William Bartram on Cherokee Dances
William Bartram
Travels and Other Writings
Library of America; 1996
William Bartram (1739-1823), artist, naturalist, “philosophical pilgrim”, traveled through Florida, Georgia, and the Carolinas in the years immediately preceding the American Revolution, describing the landscape, flora, fauna, and people of the region.
What a man - free of religious and racial bigotry, modestly courageous (he shows us there is such a thing), ever sensitive to beauty, kindness, and nobility, and desiring above all to live in peaceable harmony with all earthly creatures. He fights ravenous alligators bent on consuming him, meditates on the peaceful nature of the rattlesnake, and engages Muscogulges (Creeks and Seminoles), Chactaws, and Cherokees in civil discourse and remembers them with clear-eyed respect:
“The males of the Cherokees, Muscogulges, Siminoles, Chicasaws, Chactaws, and confederate tribes of the Creeks, are tall, erect, and moderately robust; their limbs well shaped, so as generally to form a perfect human figure; their features regular, and countenance open, dignified and placid; yet the forehead and brow so formed, as to strike you instantly with heroism and bravery; the eye rather small, yet active and full of fire; the iris always black, and the nose commonly inclining to the aquiline.
Their countenance and actions exhibit an air of magnanimity, superiority and independence.
Their complexion, of a reddish brown or copper colour; their hair long, lank, coarse, and black as a raven, and reflecting the like lustre at different exposures to the light.
The women of the Cherokees, are tall, slender, erect and of a delicate frame; their features formed with perfect symmetry, their countenance cheerful and friendly, and they move with a becoming grace and dignity.”
So many descriptions and stories.
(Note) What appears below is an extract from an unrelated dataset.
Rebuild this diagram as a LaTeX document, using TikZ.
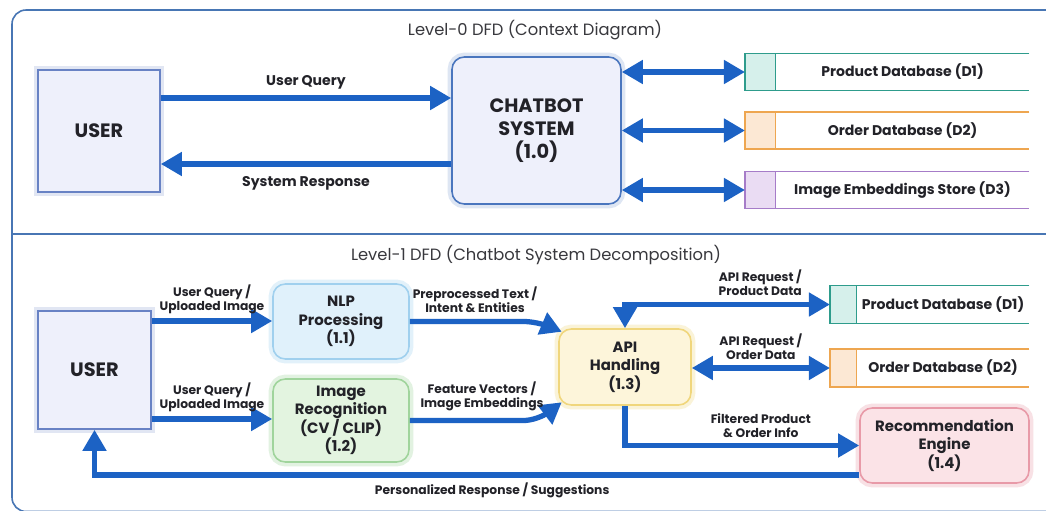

But for the purposes of this blog, two extended passages on dance may prove useful:
“This prologue being at an end, the musicians began, both vocal and instrumental; when presently a company of girls, hand in hand, dressed in clean white robes and ornamented with beads, bracelets and a profusion of gay ribbands, entering the door, immediately began to sing their responses in a gentle, low, and sweet voice, and formed themselves in a semicircular file or line, in two ranks, back to back, facing the spectators and musicians, moving slowly round and round. This continued about a quarter of an hour, when we were surprised by a sudden very loud and shrill whoop, uttered at once by a company of young fellows, who came in briskly after one another, with rackets or hurls in one hand. These champions likewise were well dressed, painted, and ornamented with silver bracelets, gorgets and wampum, neatly ornamented with moccasins and high waving plumes in their diadems: they immediately formed themselves in a semicircular rank also, in front of the girls, when these changed their order, and formed a single rank parallel to the men, raising their voices in responses to the tunes of the young champions, the semicircles continually moving round. There was something singular and diverting in their step and motions, and I imagine not to be learned to exactness but with great attention and perseverance. The step, if it can be so termed, was performed in the following manner; first, the motion began at one end of the semicircle, gently rising up and down upon their toes and heels alternately, when the first was up on tip-toe, the next began to raise the heel, and by the time the first rested again on the heel, the second was on tip toe, thus from one end of the rank to the other, so that some were always up and some down, alternately and regularly, without the least baulk or confusion; and they at the same time, and in the same motion, moved on obliquely or sideways, so that the circle performed a double or complex motion in its progression, and at stated times exhibited a grand or universal movement, instantly and unexpectedly to the spectators, by each rank turning to right and left, taking each others places: the movements were managed with inconceivable alertness and address, and accompanied with an instantaneous and universal elevation of the voice, and shrill short whoop.”
“Their music, vocal and instrumental, united, keeps exact time with the performers or dancers.
They have an endless variety of steps, but the most common, and that which I term the most civil, and indeed the most admired and practised among themselves, is a slow shuffling alternate step; both feet move forward one after the other, first the right foot foremost, and next the left, moving one after the other, in opposite circles, i.e., first a circle of young men, and within, a circle of young women, moving together opposite ways, the men with the course of the sun, and the females contrary to it; the men strke their arm with the open hand, and the girls clap hands, and raise their shrill sweet voices, answering an elevated shout of the men at stated times of termination of the stanzas; and the girls perform an interlude or chorus separately.”
Too bad there weren’t more like William Bartram. But perhaps we still have time to learn.